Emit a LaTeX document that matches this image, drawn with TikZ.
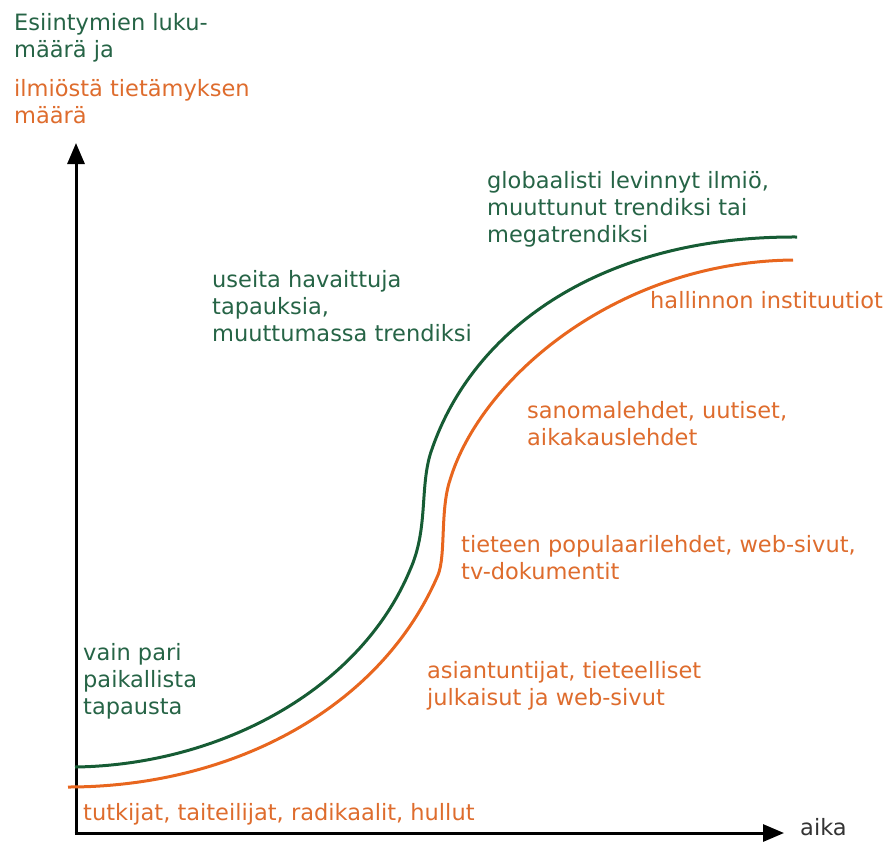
\documentclass[tikz,border=0pt]{standalone}
\usepackage{fontspec}
\setmainfont{DejaVu Sans}
\usepackage{xcolor}
\usetikzlibrary{arrows.meta}
\definecolor{vihr}{RGB}{22,92,52}
\definecolor{vihrteksti}{RGB}{38,100,70}
\definecolor{oranssi}{RGB}{232,102,30}
\definecolor{oranssiteksti}{RGB}{222,108,45}
\tikzset{
  teksti/.style={anchor=base west, align=left, inner sep=0pt,
    font=\fontsize{22.5}{27}\selectfont},
  vihrea/.style={teksti, text=vihrteksti},
  oranssinen/.style={teksti, text=oranssiteksti},
  akseli/.style={line width=3pt, -{Triangle[length=21pt,width=17pt]}},
  kayra/.style={line width=3pt}
}

\begin{document}
\begin{tikzpicture}[x=1pt,y=-1pt]
  \useasboundingbox (0,0) rectangle (891,843);

  % Akselit
  \coordinate (origo) at (76,833);
  \coordinate (ylos) at (76,143);
  \coordinate (oikea) at (784,833);
  \draw[akseli] (origo) -- (ylos);
  \draw[akseli] ([xshift=-1.5pt]origo) -- (oikea);

  % Ilmion esiintymat (vihrea)
  \draw[kayra, vihr] (75,767) .. controls (220,765) and (360,690) .. (410,570)
    .. controls (428,530) and (420,490) .. (430,455)
    .. controls (470,330) and (600,236) .. (797,237);
  % Tietamys ilmiosta (oranssi)
  \draw[kayra, oranssi] (68,787) .. controls (230,787) and (380,710) .. (438,575)
    .. controls (446,555) and (440,510) .. (450,480)
    .. controls (480,380) and (615,262) .. (793,260);

  % Akselien nimet (paikka = viimeisen rivin perusviiva)
  \node[vihrea] (esiintymat) at (14,58) {Esiintymien luku-\\määrä ja};
  \node[oranssinen] (tietamys) at (14,123) {ilmiöstä tietämyksen\\määrä};
  \node[teksti, text=black!80] (aika) at (800,835) {aika};

  % Vaiheet
  \node[vihrea] (pari) at (83,714) {vain pari\\paikallista\\tapausta};
  \node[vihrea] (useita) at (212,341) {useita havaittuja\\tapauksia,\\muuttumassa trendiksi};
  \node[vihrea] (globaali) at (487,242) {globaalisti levinnyt ilmiö,\\muuttunut trendiksi tai\\megatrendiksi};

  \node[oranssinen] (tutkijat) at (83,820) {tutkijat, taiteilijat, radikaalit, hullut};
  \node[oranssinen] (asiantuntijat) at (427,705) {asiantuntijat, tieteelliset\\julkaisut ja web-sivut};
  \node[oranssinen] (tiede) at (461,579) {tieteen populaarilehdet, web-sivut,\\tv-dokumentit};
  \node[oranssinen] (sanomat) at (527,445) {sanomalehdet, uutiset,\\aikakauslehdet};
  \node[oranssinen] (hallinto) at (650,308) {hallinnon instituutiot};
\end{tikzpicture}
\end{document}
● ● ● ● ● ● ●
■ YOUR TASK:
Each line from the top of the material through the line containing "text=black!80] (aika) at" should be reproduced exactly; please drop any images.

■ EXERCISE SOLUTION:
Emit a LaTeX document that matches this image, drawn with TikZ.
\documentclass[tikz,border=0pt]{standalone}
\usepackage{fontspec}
\setmainfont{DejaVu Sans}
\usepackage{xcolor}
\usetikzlibrary{arrows.meta}
\definecolor{vihr}{RGB}{22,92,52}
\definecolor{vihrteksti}{RGB}{38,100,70}
\definecolor{oranssi}{RGB}{232,102,30}
\definecolor{oranssiteksti}{RGB}{222,108,45}
\tikzset{
  teksti/.style={anchor=base west, align=left, inner sep=0pt,
    font=\fontsize{22.5}{27}\selectfont},
  vihrea/.style={teksti, text=vihrteksti},
  oranssinen/.style={teksti, text=oranssiteksti},
  akseli/.style={line width=3pt, -{Triangle[length=21pt,width=17pt]}},
  kayra/.style={line width=3pt}
}

\begin{document}
\begin{tikzpicture}[x=1pt,y=-1pt]
  \useasboundingbox (0,0) rectangle (891,843);

  % Akselit
  \coordinate (origo) at (76,833);
  \coordinate (ylos) at (76,143);
  \coordinate (oikea) at (784,833);
  \draw[akseli] (origo) -- (ylos);
  \draw[akseli] ([xshift=-1.5pt]origo) -- (oikea);

  % Ilmion esiintymat (vihrea)
  \draw[kayra, vihr] (75,767) .. controls (220,765) and (360,690) .. (410,570)
    .. controls (428,530) and (420,490) .. (430,455)
    .. controls (470,330) and (600,236) .. (797,237);
  % Tietamys ilmiosta (oranssi)
  \draw[kayra, oranssi] (68,787) .. controls (230,787) and (380,710) .. (438,575)
    .. controls (446,555) and (440,510) .. (450,480)
    .. controls (480,380) and (615,262) .. (793,260);

  % Akselien nimet (paikka = viimeisen rivin perusviiva)
  \node[vihrea] (esiintymat) at (14,58) {Esiintymien luku-\\määrä ja};
  \node[oranssinen] (tietamys) at (14,123) {ilmiöstä tietämyksen\\määrä};
  \node[teksti, text=black!80] (aika) at (800,835) {aika};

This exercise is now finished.